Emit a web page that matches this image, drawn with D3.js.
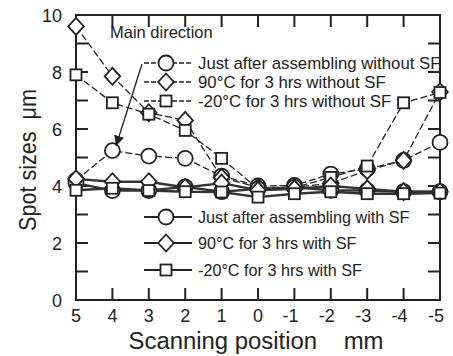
<!DOCTYPE html>
<html>
<head>
<meta charset="utf-8">
<script src="https://cdn.jsdelivr.net/npm/d3@7"></script>
<style>
  body { margin: 0; background: #fff; }
  svg { display: block; font-family: "Liberation Sans", Arial, sans-serif; }
</style>
</head>
<body>
<svg id="chart" width="453" height="356"></svg>
<script>
const positions = [5, 4, 3, 2, 1, 0, -1, -2, -3, -4, -5];
const xTicks = [5, 4, 3, 2, 1, 0, -1, -2, -3, -4, -5];
const yTicks = [0, 2, 4, 6, 8, 10];

// without SF (dashed)
const circleNoSF  = [4.2, 5.24, 5.05, 4.97, 4.35, 4.0, 4.02, 4.42, 4.6, 4.9, 5.53];
const diamondNoSF = [9.6, 7.85, 6.57, 6.3, 4.3, 3.95, 3.95, 4.1, 4.54, 4.9, 7.3];
const squareNoSF  = [7.9, 6.92, 6.52, 5.95, 4.97, 3.9, 3.95, 4.3, 4.7, 6.92, 7.28];
// with SF (solid)
const circleSF  = [4.1, 3.84, 3.84, 3.97, 3.8, 3.9, 3.95, 3.85, 3.84, 3.8, 3.8];
const diamondSF = [4.25, 4.15, 4.15, 3.95, 4.1, 3.85, 3.9, 4.0, 3.9, 3.8, 3.8];
const squareSF  = [3.85, 3.92, 3.84, 3.8, 3.79, 3.61, 3.73, 3.8, 3.73, 3.73, 3.75];

const legendTop = [
  "Just after assembling without SF",
  "90\u00b0C for 3 hrs without SF",
  "-20\u00b0C for 3 hrs without SF"
];
const legendBottom = [
  "Just after assembling with SF",
  "90\u00b0C for 3 hrs with SF",
  "-20\u00b0C for 3 hrs with SF"
];

const svg = d3.select('#chart');
const plotL = 76, plotR = 440, plotT = 15, plotB = 300;

const x = d3.scaleLinear().domain([5, -5]).range([plotL, plotR]);
const y = d3.scaleLinear().domain([0, 10]).range([plotB, plotT]);

// frame
svg.append('rect')
  .attr('x', plotL).attr('y', plotT)
  .attr('width', plotR - plotL).attr('height', plotB - plotT)
  .attr('fill', 'none').attr('stroke', '#222').attr('stroke-width', 2);

// ticks (inward, all four sides)
const tickLen = 12;
const g = svg.append('g').attr('stroke', '#222').attr('stroke-width', 2);
d3.range(-5, 6).forEach(v => {
  g.append('line').attr('x1', x(v)).attr('x2', x(v)).attr('y1', plotB).attr('y2', plotB - tickLen);
  g.append('line').attr('x1', x(v)).attr('x2', x(v)).attr('y1', plotT).attr('y2', plotT + tickLen);
});
d3.range(0, 11).forEach(v => {
  g.append('line').attr('x1', plotL).attr('x2', plotL + tickLen).attr('y1', y(v)).attr('y2', y(v));
  g.append('line').attr('x1', plotR).attr('x2', plotR - tickLen).attr('y1', y(v)).attr('y2', y(v));
});

// tick labels
svg.append('g').selectAll('text').data(xTicks).join('text')
  .attr('x', d => x(d) - (d < 0 ? 4 : 0)).attr('y', 322)
  .attr('text-anchor', 'middle').attr('font-size', 18).attr('fill', '#222')
  .text(d => d);
svg.append('g').selectAll('text').data(yTicks).join('text')
  .attr('x', 62).attr('y', d => y(d) + 6.5)
  .attr('text-anchor', 'end').attr('font-size', 18).attr('fill', '#222')
  .text(d => d);

// axis titles
svg.append('text').attr('x', 256).attr('y', 349)
  .attr('text-anchor', 'middle').attr('font-size', 23).attr('fill', '#222')
  .attr('xml:space', 'preserve')
  .attr('textLength', 255).attr('lengthAdjust', 'spacingAndGlyphs')
  .text('Scanning position    mm');
svg.append('text').attr('transform', 'translate(36,160) rotate(-90)')
  .attr('text-anchor', 'middle').attr('font-size', 24).attr('fill', '#222')
  .attr('xml:space', 'preserve')
  .attr('textLength', 142).attr('lengthAdjust', 'spacingAndGlyphs')
  .text('Spot sizes  \u03bcm');

// markers
function marker(sel, type, cx, cy) {
  if (type === 'circle') {
    sel.append('circle').attr('cx', cx).attr('cy', cy).attr('r', 7.5);
  } else if (type === 'diamond') {
    sel.append('path').attr('d', `M${cx},${cy - 8.5}L${cx + 7.8},${cy}L${cx},${cy + 8.5}L${cx - 7.8},${cy}Z`);
  } else {
    const s = 5.5;
    sel.append('rect').attr('x', cx - s).attr('y', cy - s).attr('width', 2 * s).attr('height', 2 * s);
  }
}

const seriesList = [
  { vals: circleNoSF, type: 'circle', dash: true },
  { vals: diamondNoSF, type: 'diamond', dash: true },
  { vals: squareNoSF, type: 'square', dash: true },
  { vals: circleSF, type: 'circle', dash: false },
  { vals: diamondSF, type: 'diamond', dash: false },
  { vals: squareSF, type: 'square', dash: false }
];

const line = d3.line().x((d, i) => x(positions[i])).y(d => y(d));

seriesList.forEach(s => {
  svg.append('path').datum(s.vals)
    .attr('d', line).attr('fill', 'none')
    .attr('stroke', s.dash ? '#222' : '#333')
    .attr('stroke-width', s.dash ? 1.3 : 2.4)
    .attr('stroke-dasharray', s.dash ? '7,3' : null);
});
seriesList.forEach(s => {
  const mg = svg.append('g').attr('fill', '#fff').attr('stroke', '#222').attr('stroke-width', 1.8);
  s.vals.forEach((v, i) => marker(mg, s.type, x(positions[i]), y(v)));
});

// legends
svg.append('text').attr('x', 110).attr('y', 38).attr('font-size', 16.5).attr('fill', '#222')
  .text('Main direction');

const types = ['circle', 'diamond', 'square'];
function legend(items, ys, dash, fs) {
  items.forEach((t, i) => {
    const ly = ys[i];
    svg.append('line').attr('x1', 144).attr('x2', 192).attr('y1', ly).attr('y2', ly)
      .attr('stroke', '#222').attr('stroke-width', dash ? 1.3 : 2)
      .attr('stroke-dasharray', dash ? '5,2' : null);
    const mg = svg.append('g').attr('fill', '#fff').attr('stroke', '#222').attr('stroke-width', 1.8);
    marker(mg, types[i], 166, ly);
    svg.append('text').attr('x', 198).attr('y', ly + 5.5).attr('font-size', fs).attr('fill', '#222')
      .text(t);
  });
}
legend(legendTop, [63, 82, 101], true, 16.8);
legend(legendBottom, [217, 243, 270], false, 16.2);

// arrow
svg.append('defs').append('marker')
  .attr('id', 'arr').attr('viewBox', '0 0 10 10').attr('refX', 10).attr('refY', 5)
  .attr('markerWidth', 8).attr('markerHeight', 8).attr('orient', 'auto')
  .append('path').attr('d', 'M0,0L10,5L0,10Z').attr('fill', '#222');
svg.append('line').attr('x1', 142).attr('y1', 64).attr('x2', 116).attr('y2', 146)
  .attr('stroke', '#222').attr('stroke-width', 1.3).attr('marker-end', 'url(#arr)');
</script>
</body>
</html>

☆ ☆ ☆

▸ THE REQUEST:
Begin at the first line of the material and copy each line exactly through the one containing "3.73, 3.73, 3.75];". Omit pictures.

▸ CORRECT OUTPUT:
Emit a web page that matches this image, drawn with D3.js.
<!DOCTYPE html>
<html>
<head>
<meta charset="utf-8">
<script src="https://cdn.jsdelivr.net/npm/d3@7"></script>
<style>
  body { margin: 0; background: #fff; }
  svg { display: block; font-family: "Liberation Sans", Arial, sans-serif; }
</style>
</head>
<body>
<svg id="chart" width="453" height="356"></svg>
<script>
const positions = [5, 4, 3, 2, 1, 0, -1, -2, -3, -4, -5];
const xTicks = [5, 4, 3, 2, 1, 0, -1, -2, -3, -4, -5];
const yTicks = [0, 2, 4, 6, 8, 10];

// without SF (dashed)
const circleNoSF  = [4.2, 5.24, 5.05, 4.97, 4.35, 4.0, 4.02, 4.42, 4.6, 4.9, 5.53];
const diamondNoSF = [9.6, 7.85, 6.57, 6.3, 4.3, 3.95, 3.95, 4.1, 4.54, 4.9, 7.3];
const squareNoSF  = [7.9, 6.92, 6.52, 5.95, 4.97, 3.9, 3.95, 4.3, 4.7, 6.92, 7.28];
// with SF (solid)
const circleSF  = [4.1, 3.84, 3.84, 3.97, 3.8, 3.9, 3.95, 3.85, 3.84, 3.8, 3.8];
const diamondSF = [4.25, 4.15, 4.15, 3.95, 4.1, 3.85, 3.9, 4.0, 3.9, 3.8, 3.8];
const squareSF  = [3.85, 3.92, 3.84, 3.8, 3.79, 3.61, 3.73, 3.8, 3.73, 3.73, 3.75];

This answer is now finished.